6/10
One-Trick Cyclist
12 June 2009
Warning: Spoilers
Several ironies are involved here not least the two irons playing heterosexual lovers, then there's the writer, Daniel Frye, who was really two other people, first Carl Foreman, who wrote the original treatment and Harold Buchman who gave it a buff job and finally there's director Victor Hanbury, in reality Joseph Losey who, like the two writers had been 'blacklisted' in the states and was thus obliged to work under a John Doe.
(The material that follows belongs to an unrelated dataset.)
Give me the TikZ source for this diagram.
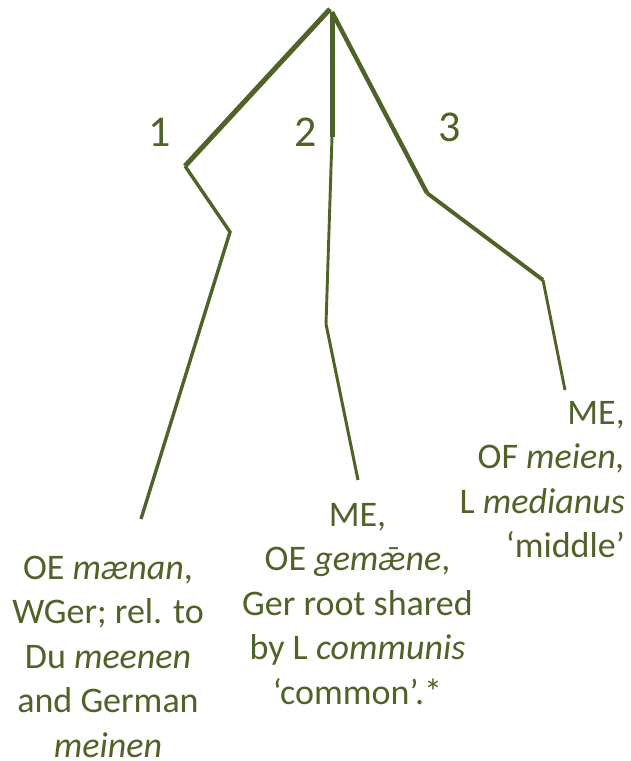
\documentclass[tikz,border=0pt]{standalone}
\usepackage{fontspec}
\setmainfont{Carlito}
\definecolor{olive}{RGB}{79,98,40}
\begin{document}
\begin{tikzpicture}[x=1pt,y=-1pt,
  branch/.style={draw=olive,line cap=butt,line join=miter},
  num/.style={text=olive,font=\fontsize{44}{50}\selectfont,inner sep=0pt},
  gloss/.style={text=olive,font=\fontsize{36}{44.5}\selectfont,inner sep=0pt}]
\useasboundingbox (0,0) rectangle (631,761);
\coordinate (top) at (330,9);
\coordinate (top2) at (332,12);
\coordinate (a1) at (185,166);
\coordinate (a2) at (230,232);
\coordinate (a3) at (141,519);
\coordinate (b1) at (332,137);
\coordinate (b2) at (326,324);
\coordinate (b3) at (358,480);
\coordinate (c1) at (427,193);
\coordinate (c2) at (543,280);
\coordinate (c3) at (565,390);
% branch 1
\draw[branch,line width=5pt] (top) -- (a1);
\draw[branch,line width=3.4pt] (a1) -- (a2) -- (a3);
% branch 2
\draw[branch,line width=5pt] (top2) -- (b1);
\draw[branch,line width=2.9pt] (b1) -- (b2);
\draw[branch,line width=3pt] (b2) -- (b3);
% branch 3
\draw[branch,line width=4.4pt] (top2) -- (c1);
\draw[branch,line width=3.9pt] (c1) -- (c2);
\draw[branch,line width=2.9pt] (c2) -- (c3);
% numbers
\node[num] (n1) at (160,132) {1};
\node[num] (n2) at (306,132) {2};
\node[num] (n3) at (450,127) {3};
% glosses (anchor base = baseline of last line)
\node[gloss,align=center,anchor=base] (g1) at (108,757)
  {OE \textit{mænan},\\WGer; rel. to\\Du \textit{meenen}\\and German\\\textit{meinen}};
\node[gloss,align=center,anchor=base] (g2) at (357.5,704)
  {ME,\\OE \textit{gemǣne},\\Ger root shared\\by L \textit{communis}\\‘common’.*};
\node[gloss,align=right,anchor=base east] (g3) at (625,557.5)
  {ME,\\OF \textit{meien,}\\L \textit{medianus}\\‘middle’};
\end{tikzpicture}
\end{document}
In 1954 average filmgoers in England cared only that a given film provided ninety minutes of divertisment; terms like 'blacklist', 'HUAC', 'Hollywood Ten' 'Unfriendly Witness' and the like were never mentioned in the film magazines of the day; Picturegoer and Picture Show were little more than PR for the studios, a mixture of painless, positive reviews for even the most banal movie and studio-supplied puffs on the private lives of the stars and upcoming films so that the average film-goer would bask in the knowledge that Alexis Smith was firmly married and Dirk Bogarde a babe magnet who implicitly slept with his pick of the Rank Charm School as and when it suited him. The film itself is pure, undiluted tosh that wouldn't stand scrutiny beneath a Toc H light-bulb let alone a strong light but it is watchable even after a half century.